In einem Kommentar erklärte Christian Reinwald, Head of Product Management and Marketing bei Reichelt Elektronik, vor Kurzem, warum es seiner Meinung nach in Unternehmen ein Umdenken bezüglich Lagerhaltung und Just-in-Time-Planung braucht.
Über Jahrzehnte hinweg haben Unternehmen ihre Lagerhaltung auf ein Minimum begrenzt. Dies geschah unter dem Credo, Kosten für die Lagerhaltung und die damit verbundene Kapitalbindung so gering wie möglich zu halten. Durch Just-in-Time-Bestellungen und -Lieferungen werden Waren genau dann angeliefert, wenn sie auch benötigt werden. Bestellmengen decken nur die derzeitige Produktion ab.
Das Vorhalten von Lagerbeständen werde in diesem System dem Lieferanten überlassen, so Reinwald weiter. Da man davon ausgeht, dass dieser am Geschäftsabschluss interessiert ist, habe dieses Modell bislang auch wunderbar funktioniert. Den Effekt sahen wir jedoch jeden Tag auf bundesdeutschen Straßen: LKWs wohin das Auge reicht. Somit wurden Autobahnraststätten oder zuweilen auch die gesamte rechte Spur zu umfunktionierten Lagerhallen.
Diese Philosophie des „Just in Time“ war aus Unternehmenssicht auch lange sinnvoll, bis die Corona-Epidemie ausbrach und die staatlichen Maßnahmen ganze Märkte im Lockdown erstarren ließen, so Reinwald. Spätestens jetzt sollten es alle verstanden haben: Just in Time sei in diesen Zeiten wie russisches Roulette. Ein Wetten auf nahtlose Lieferketten, die ohne Unterbrechungen ablaufen, kann ganze Branchen lahmlegen oder für massive Umsatzeinbrüche sorgen.
Eine Umfrage von Reichelt Elektronik bestätige: 95 Prozent der produzierenden Unternehmen berichten seit Beginn der Pandemie von Produktionsstillständen aufgrund von Lieferengpässen. Im Schnitt konnte 35 Tage lang nicht produziert werden, was zu Verlusten von durchschnittlich rund einer Million Euro geführt hat. Ein Blick auf die Automobilindustrie hierzulande und hinter die Kulissen des aktuellen globalen Chipmangels dürfte auch dem letzten Zweifler die Augen öffnen, so Reinwald.

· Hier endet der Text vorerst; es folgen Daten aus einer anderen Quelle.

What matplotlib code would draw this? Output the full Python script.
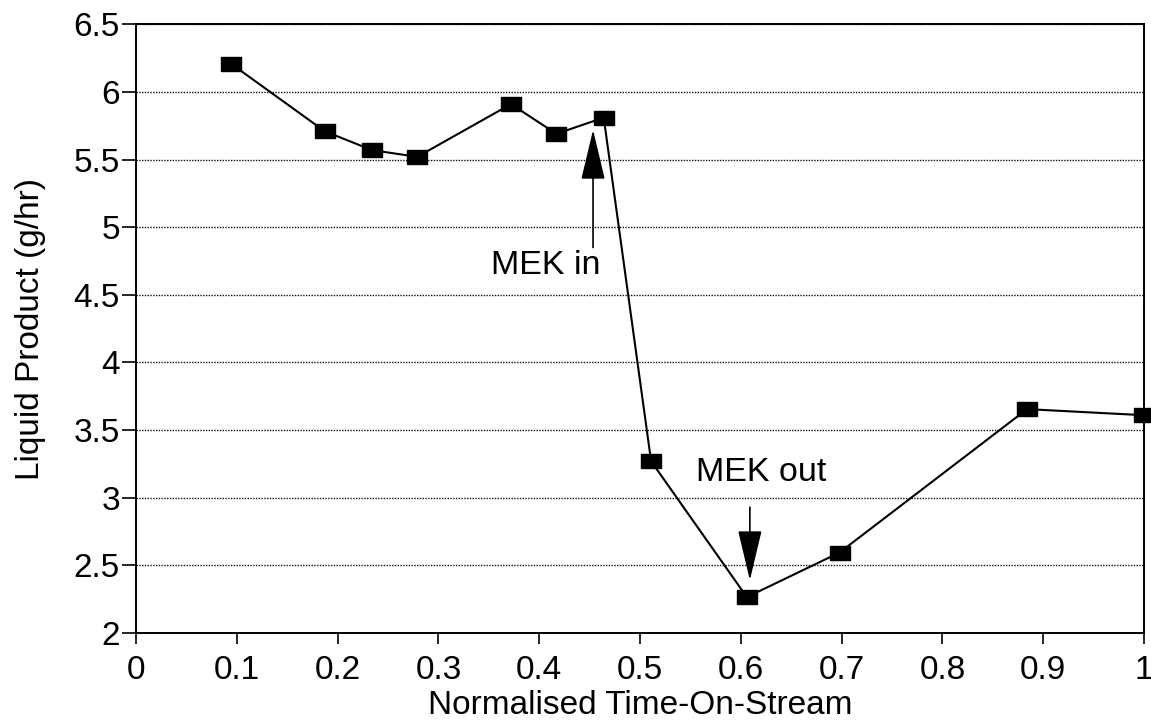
import matplotlib
matplotlib.use("Agg")
import matplotlib.pyplot as plt
from matplotlib.ticker import FuncFormatter

plt.rcParams['font.family'] = ['Liberation Sans', 'DejaVu Sans']

# Normalised time-on-stream and liquid product rate (g/hr)
time_on_stream = [0.094, 0.187, 0.234, 0.279, 0.372, 0.417, 0.464,
                  0.511, 0.606, 0.698, 0.884, 1.0]
liquid_product = [6.21, 5.71, 5.57, 5.52, 5.91, 5.69, 5.81,
                  3.27, 2.265, 2.595, 3.655, 3.61]

x_ticks = [0, 0.1, 0.2, 0.3, 0.4, 0.5, 0.6, 0.7, 0.8, 0.9, 1.0]
y_ticks = [2, 2.5, 3, 3.5, 4, 4.5, 5, 5.5, 6, 6.5]

fig = plt.figure(figsize=(11.51, 7.25), dpi=100)
ax = fig.add_axes([0.1182, 0.1269, 0.8757, 0.8396])

# flat rectangular marker
rect = [(-1, -0.72), (1, -0.72), (1, 0.72), (-1, 0.72), (-1, -0.72)]
ax.plot(time_on_stream, liquid_product, color='black', lw=1.5,
        marker=rect, markersize=13.7, markerfacecolor='black',
        markeredgecolor='black', clip_on=False, zorder=3)

ax.set_xlim(0, 1)
ax.set_ylim(2, 6.5)
ax.set_xticks(x_ticks)
ax.set_yticks(y_ticks)
ax.xaxis.set_major_formatter(FuncFormatter(lambda v, p: f"{v:g}"))
ax.yaxis.set_major_formatter(FuncFormatter(lambda v, p: f"{v:g}"))

ax.tick_params(axis='both', direction='out', labelsize=24, color='black',
               width=1.2)
ax.tick_params(axis='y', length=10, pad=1.5)
ax.tick_params(axis='x', length=8, pad=8)

for s in ax.spines.values():
    s.set_linewidth(1.4)
    s.set_color('black')

ax.grid(axis='y', linestyle=(0, (1, 1)), color='#111111', lw=1.0)
ax.set_axisbelow(True)

ax.set_xlabel('Normalised Time-On-Stream', fontsize=24, labelpad=3)
ax.set_ylabel('Liquid Product (g/hr)', fontsize=24, labelpad=20)

# event markers
ax.annotate('', xy=(0.4534, 5.72), xytext=(0.4534, 4.85),
            arrowprops=dict(arrowstyle='-|>,head_length=1.6,head_width=0.38',
                            mutation_scale=20, color='black', lw=1.2,
                            shrinkA=0, shrinkB=0))
ax.text(0.4067, 4.72, 'MEK in', fontsize=24.5, ha='center', va='center')

ax.annotate('', xy=(0.609, 2.39), xytext=(0.609, 2.93),
            arrowprops=dict(arrowstyle='-|>,head_length=1.6,head_width=0.38',
                            mutation_scale=20, color='black', lw=1.2,
                            shrinkA=0, shrinkB=0))
ax.text(0.620, 3.19, 'MEK out', fontsize=24.5, ha='center', va='center')

fig.savefig('out.png', dpi=100)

Doch was ist mit dem Argument der Kapitalbindung? Zweifelsohne ist es eine Investition, Bauteile auf Lager vorzuhalten. Die Frage ist eine Risikoabwägung: Kostet es mehr, Bauteile zu lagern oder die Produktion aufgrund von Lieferengpässen stoppen zu müssen? Im derzeitigen Klima der steigenden Inflation und Negativzinsen müsse die Frage gestellt werden, ob es noch sinnvoll ist, große Mengen an Geld auf Konten zu lagern, oder ob diese Mittel nicht sinnvoller eingesetzt werden können.
Dass die Zentralbanken ihren Kurs auf kurze oder sogar mittelfristige Sicht ändern werden, sei nicht abzusehen. Gleichzeitig ist das Waren- und Dienstleistungsangebot gesunken. Alle Zeichen stehen für eine Investition der Kapitalmittel in dringend gebrauchte Waren.
Lange Jahre diente China westlichen Unternehmen als Werkbank der Welt, die zuverlässig Waren und Bauteile liefert. Im Zuge der Pandemie hat die Volksrepublik zum Teil drastische Maßnahmen beschlossen, die auch den internationalen Handel stark betroffen haben. Zum Beispiel werden bei Auftreten von nur einem Corona-Fall enorm wichtige Häfen aufgrund des Infektionsschutzes ohne Vorwarnung geschlossen. Dies mache es noch schwieriger, vorausschauend zu planen.
Derzeit sehen wir, so Reinwald, dass China begonnen hat, die Energieversorgung in bestimmten Regionen zu drosseln und deshalb auch produzierende Unternehmen vor Ort ihre Ware nicht wie geplant herstellen können. Wie sich die Zusammenarbeit mit China in den nächsten Jahren entwickelt, wird sich zeigen. Eines steht jedoch fest: Wer nach der Pandemie von einem „Zurück zur Normalität“ ausgehe, verschließe die Augen vor der Realität. Unternehmen müssen damit rechnen, dass Handelsbeziehungen zu wichtigen Partnerländern komplexer werden und es immer wieder zu Lieferverzögerungen kommen kann.